Klimawandel: der Status-Quo in Österreich
Um einen Konsens über den Status Quo des Klimawandels in Österreich herzustellen, sprach Andreas Schaffhauser, wissenschaftlicher Generaldirektor der GeoSphere Austria, der Bundesanstalt für Geologie, Geophysik, Klimatologie und Meteorologie. Eingangs hielt Schaffhauser fest, dass wir seit den 1980er, 1990er Jahren einen Anstieg der Jahrestemperatur verzeichnen. Man sieht auch, dass Wetterlagen länger andauern. Für den Sommer bedeutet das länger andauernde Warm und Trockenphasen. Außerdem gab es seit dem Jahr 2000 eine Zunahme extremer Wetterereignisse wie etwa intensivere Gewitter mit größerem Hagel und intensiveren Sturmböen. Das ließe sich nicht nur aus den Wetterdaten herauslesen, sondern auch die Einsätze der Feuerwehr, die unwetterbedingt durchgeführt worden sind, seien in den letzten Jahren viel häufiger geworden. Auch am Bildmaterial von Gletschern sehe man, wie diese aufgrund der Änderungen im Klima über die Jahre kleiner werden und sich die Berglandschaft verändert. Spätfrostereignisse verschieben sich im Jahresverlauf nach vorne, was eine frühere Blütezeit bedeutet und die Landwirtschaft beeinflusst. Das Waldbrandrisiko werde während den Trockenperioden und mit fortschreitender Dürre höher. Weiter führte Schaffhauser aus, dass es ohne den Treibhauseffekt kein Leben auf der Erde geben würde. Allerdings beeinflusse die Menge an zusätzlichen Treibhausgasen, die Menschen in die Atmosphäre bringen, die Durchschnittstemperatur.

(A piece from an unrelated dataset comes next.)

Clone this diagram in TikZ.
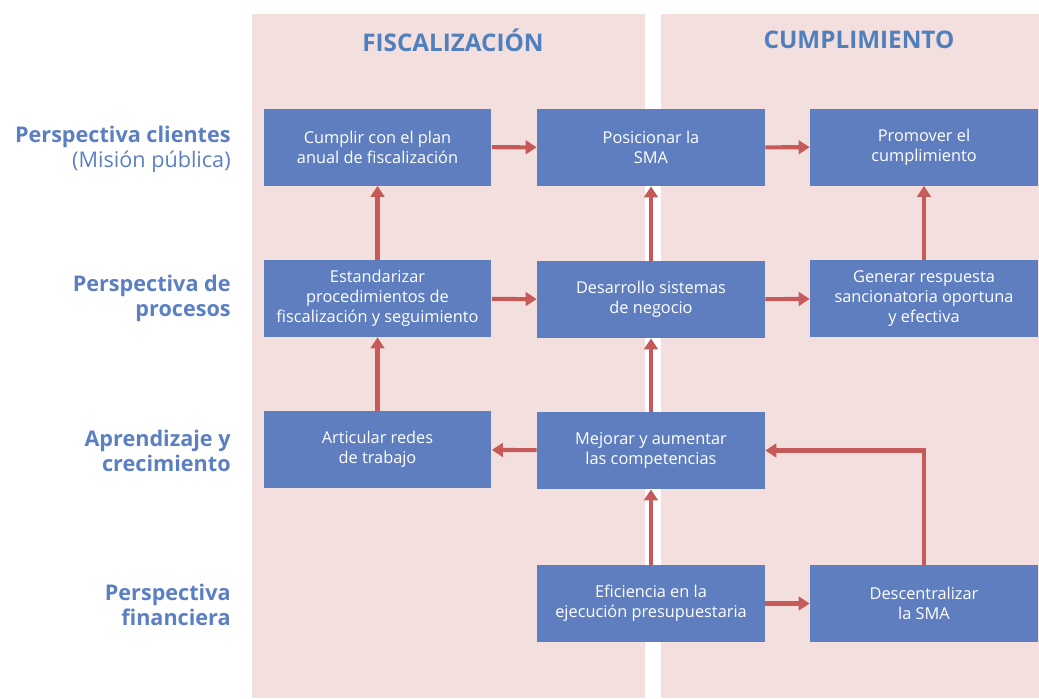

Die Maßnahmen, die man also in den nächsten Jahren setzt, seinen ausschlaggebend dafür, wie sehr die Temperaturen steigen.
Strategien für mehr Klimaschutz aus bürgerlicher Perspektive
Diesem Lagebild der Meteorologie folgten Vorträge, wie man aus bürgerlicher Perspektive darauf reagieren sollte. Einen Fokus legte man dabei auf wirtschaftliche Ansätze. Fred Luks, Ökonom und Nachhaltigkeitsforscher, präsentierte eine Sicht die oft auf die christlichen Soziallehre zurückgriff.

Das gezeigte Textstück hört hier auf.